None of this stopped him from trying for the consulship in 65 and 64 BCE. He failed to get elected both times despite having the financial backing of Marcus Crassus, reputed to be the richest man in Rome, and another powerful patrician whose career was on the rise, Gaius Julius Caesar. In 63, he tried once more. Though Cicero, as presiding consul for that year, formally approved Catilina’s candidacy, he nevertheless attacked him, accusing him of inciting the Roman mob by advocating the abolition of all public debts. Failing once again, Catilina seems to have run out of money, and his career might well have ended there.

But he had other plans. In October 63 BCE, Cicero received a delegation of senators at his house who showed him anonymous letters that said Catilina was planning a massacre of the city’s leading politicians, and warning them to leave as soon as possible. Far from fleeing, Cicero instead convened the Senate and read the letter aloud. When, a few days later, news came that an army had been raised in rebellion, led by a centurion named Manlius, a thoroughly alarmed Senate authorised the consuls (Cicero and his colleague Gaius Antonius Hybrida) to take all necessary action to preserve the state.

In early November, Catilina’s conspiracy reached its decisive stage. Still in Rome, and feeling himself safe since the letters that had accused him were anonymous and could, therefore, be shrugged off, he convened a meeting of his co-conspirators and planned to take charge of the nascent rebellion led by Manlius, set fires in various parts of the city to create chaos, murder Cicero (Hybrida was by now out of the city leading an army against Manlius), and then proclaim himself consul.

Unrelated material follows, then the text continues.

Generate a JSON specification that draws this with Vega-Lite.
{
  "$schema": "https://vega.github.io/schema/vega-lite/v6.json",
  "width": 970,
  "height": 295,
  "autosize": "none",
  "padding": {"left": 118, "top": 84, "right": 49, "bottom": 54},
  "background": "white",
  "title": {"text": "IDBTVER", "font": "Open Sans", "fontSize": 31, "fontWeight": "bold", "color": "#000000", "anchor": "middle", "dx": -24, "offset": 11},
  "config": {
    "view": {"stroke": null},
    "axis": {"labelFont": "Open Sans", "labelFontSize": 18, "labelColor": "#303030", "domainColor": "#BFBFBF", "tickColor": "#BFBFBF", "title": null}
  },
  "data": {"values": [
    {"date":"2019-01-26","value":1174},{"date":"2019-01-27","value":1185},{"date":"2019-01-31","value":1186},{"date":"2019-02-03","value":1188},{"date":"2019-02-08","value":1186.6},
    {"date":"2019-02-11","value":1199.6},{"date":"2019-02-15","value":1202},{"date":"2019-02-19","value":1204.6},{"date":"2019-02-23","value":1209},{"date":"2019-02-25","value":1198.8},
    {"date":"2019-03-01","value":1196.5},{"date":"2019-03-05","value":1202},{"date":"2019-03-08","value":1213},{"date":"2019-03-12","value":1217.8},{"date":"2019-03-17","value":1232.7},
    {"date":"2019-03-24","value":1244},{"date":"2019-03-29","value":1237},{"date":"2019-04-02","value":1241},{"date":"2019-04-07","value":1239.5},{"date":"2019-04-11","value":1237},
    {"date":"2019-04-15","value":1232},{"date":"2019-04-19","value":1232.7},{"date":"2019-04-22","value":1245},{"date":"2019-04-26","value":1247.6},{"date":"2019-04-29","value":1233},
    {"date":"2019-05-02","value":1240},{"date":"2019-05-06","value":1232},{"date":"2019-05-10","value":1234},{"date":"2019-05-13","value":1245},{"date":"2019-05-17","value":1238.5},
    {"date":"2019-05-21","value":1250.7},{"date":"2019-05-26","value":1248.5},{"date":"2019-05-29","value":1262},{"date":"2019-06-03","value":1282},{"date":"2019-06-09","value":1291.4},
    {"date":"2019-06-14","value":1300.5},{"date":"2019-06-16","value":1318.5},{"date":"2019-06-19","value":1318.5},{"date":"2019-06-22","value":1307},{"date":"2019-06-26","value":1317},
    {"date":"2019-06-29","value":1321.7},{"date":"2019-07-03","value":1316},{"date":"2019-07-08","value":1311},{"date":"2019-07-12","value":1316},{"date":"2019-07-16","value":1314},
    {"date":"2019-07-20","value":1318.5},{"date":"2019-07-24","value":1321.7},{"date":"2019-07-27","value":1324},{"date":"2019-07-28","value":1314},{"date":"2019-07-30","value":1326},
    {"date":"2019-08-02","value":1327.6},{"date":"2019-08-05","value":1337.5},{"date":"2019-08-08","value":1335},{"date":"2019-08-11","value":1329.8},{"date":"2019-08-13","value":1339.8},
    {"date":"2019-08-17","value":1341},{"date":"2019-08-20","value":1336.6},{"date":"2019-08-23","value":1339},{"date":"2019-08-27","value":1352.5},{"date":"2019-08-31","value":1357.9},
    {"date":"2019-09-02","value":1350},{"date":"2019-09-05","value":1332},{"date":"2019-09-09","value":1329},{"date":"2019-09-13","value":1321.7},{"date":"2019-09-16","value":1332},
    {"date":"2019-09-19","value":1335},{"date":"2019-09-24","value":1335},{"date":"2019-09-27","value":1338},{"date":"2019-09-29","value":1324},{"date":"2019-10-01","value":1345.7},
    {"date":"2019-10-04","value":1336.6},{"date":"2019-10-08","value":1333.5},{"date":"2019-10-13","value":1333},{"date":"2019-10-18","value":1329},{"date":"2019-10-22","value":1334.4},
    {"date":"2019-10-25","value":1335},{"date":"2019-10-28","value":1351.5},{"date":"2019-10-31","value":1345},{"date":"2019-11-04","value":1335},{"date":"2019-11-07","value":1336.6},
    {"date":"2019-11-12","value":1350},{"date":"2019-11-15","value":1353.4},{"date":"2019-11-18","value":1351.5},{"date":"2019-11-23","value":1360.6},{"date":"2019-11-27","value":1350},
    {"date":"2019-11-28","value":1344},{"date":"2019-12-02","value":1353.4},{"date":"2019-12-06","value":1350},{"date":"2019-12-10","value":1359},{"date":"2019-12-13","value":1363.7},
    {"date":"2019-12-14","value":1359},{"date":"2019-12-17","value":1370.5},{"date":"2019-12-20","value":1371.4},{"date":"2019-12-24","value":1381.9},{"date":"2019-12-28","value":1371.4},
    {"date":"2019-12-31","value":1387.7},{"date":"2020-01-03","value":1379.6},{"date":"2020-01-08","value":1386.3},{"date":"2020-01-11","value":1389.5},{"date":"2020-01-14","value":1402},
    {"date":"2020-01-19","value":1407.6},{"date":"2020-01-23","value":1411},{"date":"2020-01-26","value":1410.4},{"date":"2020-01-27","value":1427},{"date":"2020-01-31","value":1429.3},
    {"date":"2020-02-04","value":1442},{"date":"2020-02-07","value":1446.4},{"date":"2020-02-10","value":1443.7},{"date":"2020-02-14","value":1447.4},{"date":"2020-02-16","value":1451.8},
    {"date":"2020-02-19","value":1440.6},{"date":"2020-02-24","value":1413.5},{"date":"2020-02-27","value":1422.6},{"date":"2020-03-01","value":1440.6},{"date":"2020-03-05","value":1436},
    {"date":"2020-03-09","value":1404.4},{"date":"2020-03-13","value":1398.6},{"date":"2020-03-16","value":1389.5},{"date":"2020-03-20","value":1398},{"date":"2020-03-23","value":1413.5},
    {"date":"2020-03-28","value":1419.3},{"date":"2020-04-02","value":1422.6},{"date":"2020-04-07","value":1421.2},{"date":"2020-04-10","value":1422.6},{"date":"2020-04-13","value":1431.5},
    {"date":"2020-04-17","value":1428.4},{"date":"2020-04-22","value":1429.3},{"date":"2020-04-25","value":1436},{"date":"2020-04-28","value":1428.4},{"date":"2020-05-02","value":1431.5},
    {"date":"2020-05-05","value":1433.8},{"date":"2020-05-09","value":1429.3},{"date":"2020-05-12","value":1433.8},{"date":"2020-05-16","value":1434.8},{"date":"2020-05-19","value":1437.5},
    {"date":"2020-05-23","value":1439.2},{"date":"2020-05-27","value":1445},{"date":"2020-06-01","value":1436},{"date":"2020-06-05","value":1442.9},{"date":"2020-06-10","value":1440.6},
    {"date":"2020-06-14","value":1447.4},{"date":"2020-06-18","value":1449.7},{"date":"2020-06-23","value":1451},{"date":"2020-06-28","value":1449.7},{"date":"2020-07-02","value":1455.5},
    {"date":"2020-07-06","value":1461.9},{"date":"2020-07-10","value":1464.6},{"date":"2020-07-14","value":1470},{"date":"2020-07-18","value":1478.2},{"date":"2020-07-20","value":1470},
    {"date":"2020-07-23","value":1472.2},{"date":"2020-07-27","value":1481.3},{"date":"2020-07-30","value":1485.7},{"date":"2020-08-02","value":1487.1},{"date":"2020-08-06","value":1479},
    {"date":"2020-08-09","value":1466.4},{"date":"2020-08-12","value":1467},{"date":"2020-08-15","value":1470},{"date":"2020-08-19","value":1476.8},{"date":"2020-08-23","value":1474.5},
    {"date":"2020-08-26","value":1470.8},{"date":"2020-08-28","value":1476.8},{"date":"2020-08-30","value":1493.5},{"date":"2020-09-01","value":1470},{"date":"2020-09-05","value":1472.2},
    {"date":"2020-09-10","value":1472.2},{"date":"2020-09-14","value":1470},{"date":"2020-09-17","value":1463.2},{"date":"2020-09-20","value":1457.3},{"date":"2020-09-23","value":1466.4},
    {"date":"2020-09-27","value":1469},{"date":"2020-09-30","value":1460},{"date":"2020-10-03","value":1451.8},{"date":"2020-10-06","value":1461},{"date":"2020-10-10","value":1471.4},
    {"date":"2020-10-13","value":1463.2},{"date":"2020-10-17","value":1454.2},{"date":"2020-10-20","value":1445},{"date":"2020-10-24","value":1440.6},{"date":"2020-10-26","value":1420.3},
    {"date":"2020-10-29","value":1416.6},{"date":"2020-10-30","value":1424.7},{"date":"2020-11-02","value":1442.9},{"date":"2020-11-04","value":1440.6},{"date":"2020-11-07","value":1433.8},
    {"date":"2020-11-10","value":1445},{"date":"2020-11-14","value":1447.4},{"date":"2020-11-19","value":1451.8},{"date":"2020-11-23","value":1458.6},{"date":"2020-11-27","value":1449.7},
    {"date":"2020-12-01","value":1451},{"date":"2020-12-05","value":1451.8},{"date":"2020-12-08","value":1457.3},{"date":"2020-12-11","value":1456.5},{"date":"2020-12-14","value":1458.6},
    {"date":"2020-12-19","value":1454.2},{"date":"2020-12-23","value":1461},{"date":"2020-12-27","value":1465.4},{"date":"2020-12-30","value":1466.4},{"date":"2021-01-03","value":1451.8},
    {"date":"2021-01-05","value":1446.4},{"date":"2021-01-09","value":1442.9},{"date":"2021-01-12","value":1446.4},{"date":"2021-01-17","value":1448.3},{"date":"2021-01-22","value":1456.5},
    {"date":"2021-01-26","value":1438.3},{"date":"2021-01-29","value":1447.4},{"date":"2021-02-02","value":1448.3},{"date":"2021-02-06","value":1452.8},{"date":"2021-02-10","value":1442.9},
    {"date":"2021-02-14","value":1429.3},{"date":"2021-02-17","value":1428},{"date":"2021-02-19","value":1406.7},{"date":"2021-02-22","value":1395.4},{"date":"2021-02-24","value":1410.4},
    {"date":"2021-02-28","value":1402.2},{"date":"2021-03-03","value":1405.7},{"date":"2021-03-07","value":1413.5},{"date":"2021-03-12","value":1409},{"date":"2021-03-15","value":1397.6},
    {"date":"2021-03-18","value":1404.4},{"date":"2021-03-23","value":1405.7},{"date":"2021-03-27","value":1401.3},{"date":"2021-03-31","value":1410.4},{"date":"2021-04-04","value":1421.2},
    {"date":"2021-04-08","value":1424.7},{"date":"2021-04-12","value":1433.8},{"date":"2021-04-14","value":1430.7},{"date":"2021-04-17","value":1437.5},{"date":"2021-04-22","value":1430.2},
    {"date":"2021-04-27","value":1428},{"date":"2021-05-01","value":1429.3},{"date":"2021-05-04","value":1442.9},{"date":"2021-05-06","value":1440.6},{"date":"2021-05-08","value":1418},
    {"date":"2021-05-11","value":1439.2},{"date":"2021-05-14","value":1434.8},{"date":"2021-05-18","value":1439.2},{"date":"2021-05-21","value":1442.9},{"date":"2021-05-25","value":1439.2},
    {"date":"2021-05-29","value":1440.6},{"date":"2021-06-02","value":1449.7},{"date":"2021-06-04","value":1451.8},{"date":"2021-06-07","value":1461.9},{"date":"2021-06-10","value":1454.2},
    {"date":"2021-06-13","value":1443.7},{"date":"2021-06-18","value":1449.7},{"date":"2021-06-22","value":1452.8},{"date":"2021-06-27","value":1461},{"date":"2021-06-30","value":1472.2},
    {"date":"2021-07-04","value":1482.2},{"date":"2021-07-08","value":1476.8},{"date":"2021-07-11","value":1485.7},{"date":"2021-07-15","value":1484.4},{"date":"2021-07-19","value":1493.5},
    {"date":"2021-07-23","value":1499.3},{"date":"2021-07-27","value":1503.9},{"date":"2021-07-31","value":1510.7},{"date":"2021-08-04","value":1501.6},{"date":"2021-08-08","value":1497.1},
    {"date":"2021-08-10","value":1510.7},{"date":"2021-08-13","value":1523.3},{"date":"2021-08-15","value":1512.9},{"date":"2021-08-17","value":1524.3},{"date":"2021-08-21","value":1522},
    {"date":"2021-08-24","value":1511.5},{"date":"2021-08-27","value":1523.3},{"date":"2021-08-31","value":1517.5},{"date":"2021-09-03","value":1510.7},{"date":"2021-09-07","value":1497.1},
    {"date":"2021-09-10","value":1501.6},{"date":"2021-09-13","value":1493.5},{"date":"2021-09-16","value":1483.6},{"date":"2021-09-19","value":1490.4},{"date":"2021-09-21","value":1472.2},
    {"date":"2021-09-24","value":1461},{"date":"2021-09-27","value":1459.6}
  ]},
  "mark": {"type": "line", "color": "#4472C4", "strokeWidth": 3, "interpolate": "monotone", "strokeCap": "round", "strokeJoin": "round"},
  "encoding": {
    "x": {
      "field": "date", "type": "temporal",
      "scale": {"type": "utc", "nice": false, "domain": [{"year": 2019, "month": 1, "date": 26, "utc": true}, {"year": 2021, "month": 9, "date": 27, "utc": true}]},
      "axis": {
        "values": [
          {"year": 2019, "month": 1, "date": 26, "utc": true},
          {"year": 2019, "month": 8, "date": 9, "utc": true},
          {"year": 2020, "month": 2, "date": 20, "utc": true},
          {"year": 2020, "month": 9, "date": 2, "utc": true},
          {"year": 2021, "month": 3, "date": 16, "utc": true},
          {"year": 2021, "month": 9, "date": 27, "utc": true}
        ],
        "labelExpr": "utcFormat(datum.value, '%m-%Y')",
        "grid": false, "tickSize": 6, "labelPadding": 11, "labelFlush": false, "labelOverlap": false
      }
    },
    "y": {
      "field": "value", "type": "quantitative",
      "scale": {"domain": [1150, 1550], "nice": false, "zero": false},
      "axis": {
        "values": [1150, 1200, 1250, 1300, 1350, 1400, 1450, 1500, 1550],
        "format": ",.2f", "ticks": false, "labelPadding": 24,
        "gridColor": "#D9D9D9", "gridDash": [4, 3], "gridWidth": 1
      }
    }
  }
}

But Cicero was not at home when his would-be murderers arrived, and he convened the Senate later that day to launch a blistering attack on Catilina, denouncing him and his followers as debauched rogues and dissolute debtors. This speech – the first of four so-called ‘Catilinarian Orations’ – is a masterpiece of rhetoric, cleverly mixing cold logic with damning invective to condemn Catilina and his followers.

Protesting his innocence, the disgraced Catilina fled the city to join Manlius and his rebels in Etruria (modern Tuscany). There, he proclaimed himself consul in obvious defiance of the law. The Senate declared him and Manlius outlaws and dispatched an army to subdue the rebellion. His senatorial co-conspirators were arrested and executed without trial on 5th December, following a fierce debate much influenced by another of Cicero’s speeches. After a short campaign, Catilina’s army was defeated near modern Pistoia, Catilina himself dying on the battlefield.

Catilina may have died in disgrace, but Cicero’s political reputation was made. Much lauded for his suppression of the conspiracy, the Senate voted him the honorific ‘Pater Patriae’ (Father of the Country), and for a while he basked in the popularity bestowed on him by a grateful people. But the conspiracy had been just one of the way stations on the Roman Republic’s long journey to its eventual dissolution, a journey that was to gain new momentum a few years later at the hands of much more skilled and lethal politicians – Gnaius Pompey and Julius Caesar. Cicero opposed them, but to no avail and in 43 BCE, twenty years after his great triumph, he died at the hands of Mark Antony’s thugs.

So, with that background, let us return to the picture. It is, in fact, a large fresco painted by Cesare Maccari in 1888 to decorate a wall of the main reception hall of the Palazzo Madama in Rome, the seat of the modern Italian Senate. Cicero is delivering the first Catilinarian, the only one of the four speeches for which Catilina himself was present.

While Maccari accurately depicts the moment at which the senators, upon hearing Cicero’s allegations, drew away from their erstwhile colleague, leaving him isolated and alone, other aspects of the picture are not historically correct. The Senate was not meeting in the Senate House that day, having been convened at the Temple of Jupiter Stator, not far away at the foot of the Capitoline Hill. Even if they had been meeting at their usual place of assembly, it would not have looked the way that Maccari paints it – the Senate House was a rectangular building, and the senators sat in rows along the walls. And he paints Cicero as a grey beard, when in fact he was only forty-three, two years younger than Catilina.

Still, even with these minor quibbles, the painting has become the iconic representation of the Roman Senate and has been reproduced many times in history books like the one in which I first saw it. The painting may not be accurate, but it is still powerful and highly evocative of an event of great drama and pathos in the history of the Roman Republic. Perhaps it can also serve as a reminder that it often takes the courage of one good man or woman to avert disaster and serve as an inspiration for those whose hearts beat more faintly.

Footnote: Cicero’s life, and the Catilinarian conspiracy, have been treated in historical fiction by Taylor Caldwell, who lionises Cicero in A Pillar of Iron, and Robert Harris, who wrote a trilogy of books – Imperium, Conspirata, and Dictator – that achieves a more balanced portrayal of the great orator. He also appears as a significant character in Colleen McCullough’s Masters of Rome series, though she paints him in a much less flattering light.